#### Data segment ####
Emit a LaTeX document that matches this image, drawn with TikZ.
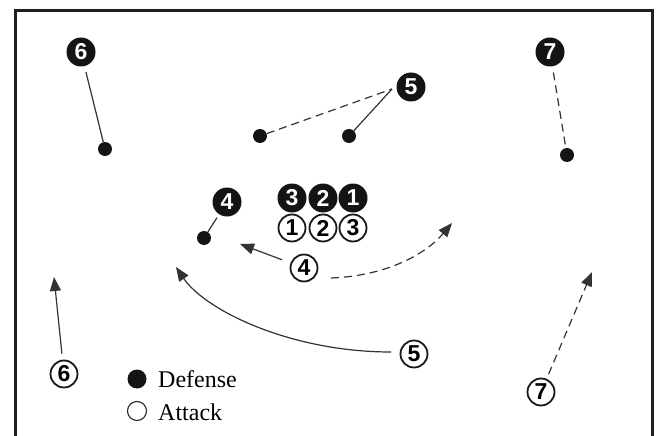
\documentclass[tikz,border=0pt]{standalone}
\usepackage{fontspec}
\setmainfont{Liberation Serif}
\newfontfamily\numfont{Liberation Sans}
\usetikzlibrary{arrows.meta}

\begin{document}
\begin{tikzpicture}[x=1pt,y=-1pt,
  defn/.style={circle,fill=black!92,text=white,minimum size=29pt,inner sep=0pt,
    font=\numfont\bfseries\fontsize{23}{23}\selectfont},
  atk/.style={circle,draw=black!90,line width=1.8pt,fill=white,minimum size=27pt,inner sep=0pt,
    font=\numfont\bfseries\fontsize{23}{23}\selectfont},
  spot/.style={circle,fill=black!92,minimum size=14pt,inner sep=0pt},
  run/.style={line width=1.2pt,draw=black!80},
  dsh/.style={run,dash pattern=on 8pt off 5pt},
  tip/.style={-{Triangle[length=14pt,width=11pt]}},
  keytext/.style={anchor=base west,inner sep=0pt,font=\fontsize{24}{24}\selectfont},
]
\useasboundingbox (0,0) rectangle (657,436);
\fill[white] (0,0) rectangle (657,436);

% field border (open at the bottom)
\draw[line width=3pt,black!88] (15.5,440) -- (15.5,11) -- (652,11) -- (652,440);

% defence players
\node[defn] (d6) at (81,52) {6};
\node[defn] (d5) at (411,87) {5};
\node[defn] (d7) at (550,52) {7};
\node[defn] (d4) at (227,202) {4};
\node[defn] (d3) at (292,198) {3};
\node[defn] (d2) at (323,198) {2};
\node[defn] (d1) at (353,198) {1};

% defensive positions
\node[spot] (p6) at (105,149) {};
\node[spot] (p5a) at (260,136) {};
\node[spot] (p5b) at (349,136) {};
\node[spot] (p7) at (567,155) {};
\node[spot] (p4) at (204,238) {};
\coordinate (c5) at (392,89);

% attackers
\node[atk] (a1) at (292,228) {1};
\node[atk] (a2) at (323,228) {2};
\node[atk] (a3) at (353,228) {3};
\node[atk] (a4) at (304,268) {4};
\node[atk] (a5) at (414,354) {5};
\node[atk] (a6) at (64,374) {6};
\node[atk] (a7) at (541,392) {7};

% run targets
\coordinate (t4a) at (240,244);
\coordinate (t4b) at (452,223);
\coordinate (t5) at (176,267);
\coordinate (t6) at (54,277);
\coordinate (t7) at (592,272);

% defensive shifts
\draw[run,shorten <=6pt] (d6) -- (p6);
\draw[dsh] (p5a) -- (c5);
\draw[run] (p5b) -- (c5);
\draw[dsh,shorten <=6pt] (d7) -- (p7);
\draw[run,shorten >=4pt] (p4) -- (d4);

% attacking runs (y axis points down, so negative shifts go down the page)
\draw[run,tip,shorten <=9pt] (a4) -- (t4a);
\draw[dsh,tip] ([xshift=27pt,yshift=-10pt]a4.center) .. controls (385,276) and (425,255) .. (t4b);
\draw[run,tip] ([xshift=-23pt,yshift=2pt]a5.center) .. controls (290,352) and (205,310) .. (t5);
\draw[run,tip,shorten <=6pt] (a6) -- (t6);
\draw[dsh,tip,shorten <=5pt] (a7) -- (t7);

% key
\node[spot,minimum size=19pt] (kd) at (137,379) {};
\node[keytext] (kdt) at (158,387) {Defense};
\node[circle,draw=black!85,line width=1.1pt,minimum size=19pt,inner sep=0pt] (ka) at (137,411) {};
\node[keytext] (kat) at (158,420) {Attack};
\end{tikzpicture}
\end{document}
####
_Aim:_ The lines from the start of the data through the line that contains "(652,11) -- (652,440);" are to be returned exactly, please, with both ends included and every picture left out.

_Expected output:_
Emit a LaTeX document that matches this image, drawn with TikZ.
\documentclass[tikz,border=0pt]{standalone}
\usepackage{fontspec}
\setmainfont{Liberation Serif}
\newfontfamily\numfont{Liberation Sans}
\usetikzlibrary{arrows.meta}

\begin{document}
\begin{tikzpicture}[x=1pt,y=-1pt,
  defn/.style={circle,fill=black!92,text=white,minimum size=29pt,inner sep=0pt,
    font=\numfont\bfseries\fontsize{23}{23}\selectfont},
  atk/.style={circle,draw=black!90,line width=1.8pt,fill=white,minimum size=27pt,inner sep=0pt,
    font=\numfont\bfseries\fontsize{23}{23}\selectfont},
  spot/.style={circle,fill=black!92,minimum size=14pt,inner sep=0pt},
  run/.style={line width=1.2pt,draw=black!80},
  dsh/.style={run,dash pattern=on 8pt off 5pt},
  tip/.style={-{Triangle[length=14pt,width=11pt]}},
  keytext/.style={anchor=base west,inner sep=0pt,font=\fontsize{24}{24}\selectfont},
]
\useasboundingbox (0,0) rectangle (657,436);
\fill[white] (0,0) rectangle (657,436);

% field border (open at the bottom)
\draw[line width=3pt,black!88] (15.5,440) -- (15.5,11) -- (652,11) -- (652,440);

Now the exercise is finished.